Our God provokes people, especially the powerful, and those with the home field advantage, to expose their own hidden faults. God calls out into the open the malevolent forces and motives that often lurk behind a façade of good intentions and congeniality. He provokes the Pharaohs to pursue without relenting, provokes the home town folk to reject their own son, and provokes the religious power brokers to crucify. And then God triumphs over them; against Pharaoh by visiting destruction on the Egyptians, so it seems; against the crucifiers, however, by overcoming evil with life rather than destruction.
We’re nothing like Pharaoh, thank God. But could we be the hometown crowd in that Nazareth synagogue?
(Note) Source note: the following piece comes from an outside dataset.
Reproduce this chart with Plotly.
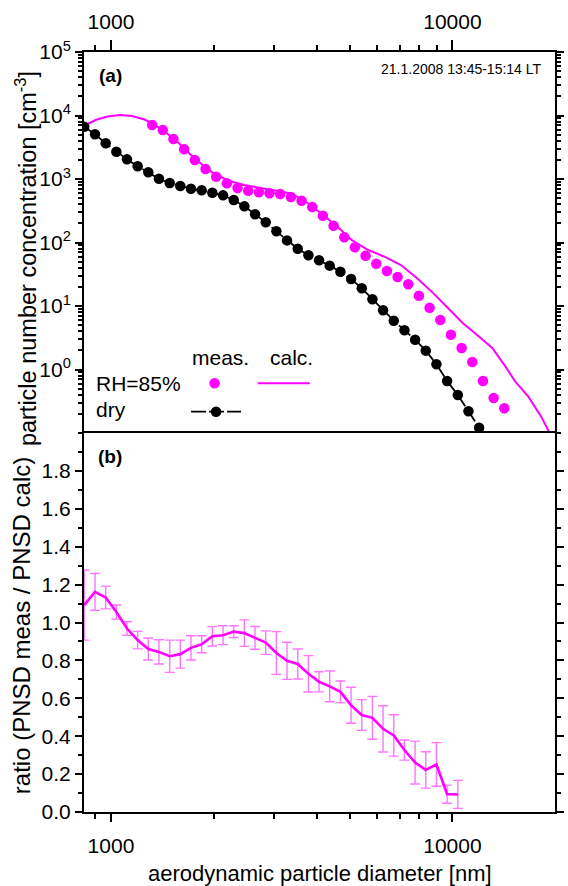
import plotly.graph_objects as go

# ---------------- data ----------------
# dry PNSD (APS channels, nm) and concentration
dry_d = [835, 898, 965, 1037, 1114, 1197, 1286, 1382, 1486, 1596, 1715, 1843, 1981,
         2129, 2288, 2458, 2642, 2839, 3051, 3278, 3523, 3786, 4068, 4371, 4698,
         5048, 5425, 5829, 6264, 6732, 7234, 7774, 8354, 8977, 9647, 10370, 11140, 11970]
dry_n = [6660, 5060, 3650, 2690, 2040, 1585, 1275, 1010, 865, 776, 703, 663, 608,
         553, 467, 372, 278, 208, 150, 108, 79.8, 62.8, 52.5, 43.2, 34.7,
         26.6, 19.0, 12.8, 8.55, 5.87, 4.14, 2.95, 1.98, 1.21, 0.659, 0.397, 0.220, 0.121]

# measured PNSD at RH=85%
meas_d = [1320, 1418, 1524, 1638, 1760, 1892, 2033, 2185, 2348, 2523, 2711, 2913,
          3130, 3364, 3615, 3885, 4174, 4486, 4821, 5180, 5567, 5982, 6428, 6908,
          7423, 7977, 8572, 9212, 9899, 10637, 11431, 12284, 13200, 14185]
meas_n = [7080, 5910, 4270, 2935, 1990, 1436, 1087, 855, 722, 654, 618, 596,
          581, 521, 455, 362, 264, 184, 121, 84, 61.9, 46.4, 35.6, 28.6,
          22.0, 14.5, 9.40, 6.02, 3.53, 2.18, 1.31, 0.659, 0.356, 0.245]

# calculated PNSD at RH=85%
calc_d = [838, 901, 976, 1063, 1151, 1254, 1320, 1431, 1581, 1758, 1965, 2198, 2454,
          2681, 2926, 3340, 3650, 4074, 4548, 5078, 5666, 6325, 7061, 7882, 8800,
          9829, 10730, 11980, 13100, 14300, 15280, 16680, 18200, 19230]
calc_n = [6960, 8490, 9640, 10190, 9820, 8650, 7530, 5700, 3650, 2100, 1303, 947, 805,
          735, 689, 596, 479, 305, 189, 109, 76.2, 59.7, 44.2, 27.3, 15.8,
          8.65, 5.35, 3.29, 2.16, 1.11, 0.643, 0.373, 0.181, 0.101]

# ratio meas / calc
ratio_d = dry_d[:36]
ratio = [1.092, 1.162, 1.132, 1.055, 0.968, 0.907, 0.860, 0.845, 0.822, 0.833, 0.866, 0.885,
         0.927, 0.933, 0.952, 0.944, 0.919, 0.894, 0.839, 0.798, 0.781, 0.729, 0.687, 0.663,
         0.634, 0.563, 0.512, 0.497, 0.439, 0.404, 0.327, 0.261, 0.222, 0.251, 0.094, 0.093]
ratio_err = [0.185, 0.097, 0.060, 0.037, 0.036, 0.046, 0.058, 0.064, 0.085, 0.074, 0.064, 0.045,
             0.051, 0.050, 0.031, 0.070, 0.060, 0.062, 0.113, 0.098, 0.079, 0.096, 0.053, 0.081,
             0.057, 0.095, 0.081, 0.113, 0.122, 0.109, 0.053, 0.113, 0.096, 0.115, 0.048, 0.074]

x_major = [1000, 10000]
x_major_text = ["1000", "10000"]
x_minor = [900, 2000, 3000, 4000, 5000, 6000, 7000, 8000, 9000, 20000]
ya_major = [1, 10, 100, 1000, 10000, 100000]
ya_major_text = ["10<sup>0</sup>", "10<sup>1</sup>", "10<sup>2</sup>",
                 "10<sup>3</sup>", "10<sup>4</sup>", "10<sup>5</sup>"]
ya_minor = [m * 10 ** k for k in range(-1, 5) for m in range(2, 10)]
yb_major = [0.0, 0.2, 0.4, 0.6, 0.8, 1.0, 1.2, 1.4, 1.6, 1.8]
yb_major_text = ["0.0", "0.2", "0.4", "0.6", "0.8", "1.0", "1.2", "1.4", "1.6", "1.8"]

MAG = "#FF00FF"
FONT = "Liberation Sans, Arial, sans-serif"

fig = go.Figure()
fig.add_trace(go.Scatter(x=calc_d, y=calc_n, mode="lines", name="",
                         line=dict(color=MAG, width=2), xaxis="x", yaxis="y",
                         legend="legend2"))
fig.add_trace(go.Scatter(x=meas_d, y=meas_n, mode="markers", name="",
                         marker=dict(color=MAG, size=10.5), xaxis="x", yaxis="y",
                         legend="legend"))
fig.add_trace(go.Scatter(x=dry_d, y=dry_n, mode="lines+markers", name="",
                         line=dict(color="black", width=1.8, dash="15px,3px"),
                         marker=dict(color="black", size=10.5), xaxis="x", yaxis="y",
                         legend="legend3"))
fig.add_trace(go.Scatter(x=ratio_d, y=ratio, mode="lines", showlegend=False,
                         line=dict(color=MAG, width=2.6),
                         error_y=dict(type="data", array=ratio_err, color="rgba(255,70,255,0.75)",
                                      thickness=1.4, width=5),
                         xaxis="x2", yaxis="y2"))

W, H = 568, 886
L, R, T, B = 84, 4, 52, 74
PH = H - T - B  # 760
split = (812 - 433) / PH


def px(xpage):
    return (xpage - L) / (W - L - R)


def py(ypage):
    return (812 - ypage) / PH


axis_common = dict(showgrid=False, zeroline=False, showline=True, linecolor="black",
                   linewidth=2, ticks="outside", tickcolor="black", tickwidth=2,
                   tickfont=dict(family=FONT, size=21, color="black"))

xr = [2.921, 4.3003]
fig.update_layout(
    width=W, height=H,
    margin=dict(l=L, r=R, t=T, b=B, pad=0),
    paper_bgcolor="white", plot_bgcolor="white",
    font=dict(family=FONT, color="black"),
    xaxis=dict(type="log", range=xr, anchor="y", side="top", mirror=False,
               tickmode="array", tickvals=x_major, ticktext=x_major_text, ticklen=10,
               ticklabelstandoff=3,
               minor=dict(tickmode="array", tickvals=x_minor, ticks="outside", ticklen=5,
                          tickwidth=1.5, tickcolor="black"),
               **axis_common),
    xaxis2=dict(type="log", range=xr, anchor="y2", side="bottom", mirror=True, matches="x",
                tickmode="array", tickvals=x_major, ticktext=x_major_text, ticklen=8,
                ticklabelstandoff=6,
                minor=dict(tickmode="array", tickvals=x_minor, ticks="outside", ticklen=5,
                           tickwidth=1.5, tickcolor="black"),
                **axis_common),
    yaxis=dict(type="log", range=[-1, 5], domain=[split, 1], anchor="x", mirror="ticks",
               tickmode="array", tickvals=ya_major, ticktext=ya_major_text, ticklen=7,
               minor=dict(tickmode="array", tickvals=ya_minor, ticks="outside", ticklen=4,
                          tickwidth=1.5, tickcolor="black"),
               **axis_common),
    yaxis2=dict(range=[0, 2], domain=[0, split], anchor="x2", mirror="ticks",
                tickmode="array", tickvals=yb_major, ticktext=yb_major_text, ticklen=7,
                minor=dict(dtick=0.1, tick0=0, ticks="outside", ticklen=4,
                           tickwidth=1.5, tickcolor="black"),
                **axis_common),
    legend=dict(x=px(196.7), y=py(383.3), xanchor="left", yanchor="middle",
                bgcolor="rgba(0,0,0,0)", borderwidth=0, itemwidth=30,
                font=dict(size=12)),
    legend2=dict(x=px(256), y=py(383.3), xanchor="left", yanchor="middle",
                 bgcolor="rgba(0,0,0,0)", borderwidth=0, itemwidth=52,
                 font=dict(size=12)),
    legend3=dict(x=px(188), y=py(411.7), xanchor="left", yanchor="middle",
                 bgcolor="rgba(0,0,0,0)", borderwidth=0, itemwidth=50,
                 font=dict(size=12)),
    showlegend=True,
)

ann = [
    dict(text="<b>(a)</b>", x=px(97), y=py(75), xanchor="left", yanchor="middle",
         font=dict(size=19)),
    dict(text="<b>(b)</b>", x=px(96), y=py(456), xanchor="left", yanchor="middle",
         font=dict(size=19)),
    dict(text="21.1.2008 13:45-15:14 LT", x=px(553), y=py(68.5), xanchor="right",
         yanchor="middle", font=dict(size=14)),
    dict(text="meas.", x=px(223.5), y=py(357.5), xanchor="center", yanchor="middle",
         font=dict(size=21)),
    dict(text="calc.", x=px(295), y=py(357.5), xanchor="center", yanchor="middle",
         font=dict(size=21)),
    dict(text="RH=85%", x=px(94), y=py(383.5), xanchor="left", yanchor="middle",
         font=dict(size=21)),
    dict(text="dry", x=px(94), y=py(409.5), xanchor="left", yanchor="middle",
         font=dict(size=21)),
    dict(text="particle number concentration [cm<sup>-3</sup>]", x=px(25), y=py(259),
         xanchor="center", yanchor="middle", textangle=-90, font=dict(size=23.5)),
    dict(text="ratio (PNSD meas / PNSD calc)", x=px(20), y=py(626),
         xanchor="center", yanchor="middle", textangle=-90, font=dict(size=24)),
    dict(text="aerodynamic particle diameter [nm]", x=px(324), y=py(874),
         xanchor="center", yanchor="middle", font=dict(size=22)),
]
for a in ann:
    a.update(xref="paper", yref="paper", showarrow=False)
    a["font"].update(family=FONT, color="black")
fig.update_layout(annotations=ann)

fig.write_html("out.html")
Would Jesus provoke us? Would he say, you probably expect me to do great works here, so near where the pilgrims landed, in the heartland of the oldest established church in the US. But look, old friends, where God seems to be most at work today: Africa, Central and South America, Asia; or our areas of urban blight, and our immigrant enclaves. Anyone who has spent time with such Christians, as I have, knows that they are not perfect, but they possess an authentic spiritual power that we could use more of. Would Jesus provoke us by saying, if you want to see me do mighty works, look to those places, not here. Those folk are your gentiles, if not your unclean, your lepers, to whom God will go. Would Jesus provoke us in this way? Are we willing to let Isaiah’s words and promises ring true more for the least of these, the disadvantaged, than for us?
I think that we are, and we do. Anxious with our own concerns and those of this particular church, we do not always raise our heads to see what God is doing with God’s other children. But I think we are happy to do so. We do not have to be that Nazareth home town crowd. It all comes down to a very essential difference between saying, “Jesus is ours,” and “We are Jesus’.” Shake off being that stubborn old Israel, and learn to praise God for going to the Gentiles—the churches God uplifts, the churches where people struggle because they are poor, or forsaken, or dark-complected, the church in slavery or in the wilderness. If we ignore or resent such churches, Jesus will pass out of our midst. But if we embrace and celebrate and emulate them, while still being who we are, we can participate in the blessing and power with which God is showering them.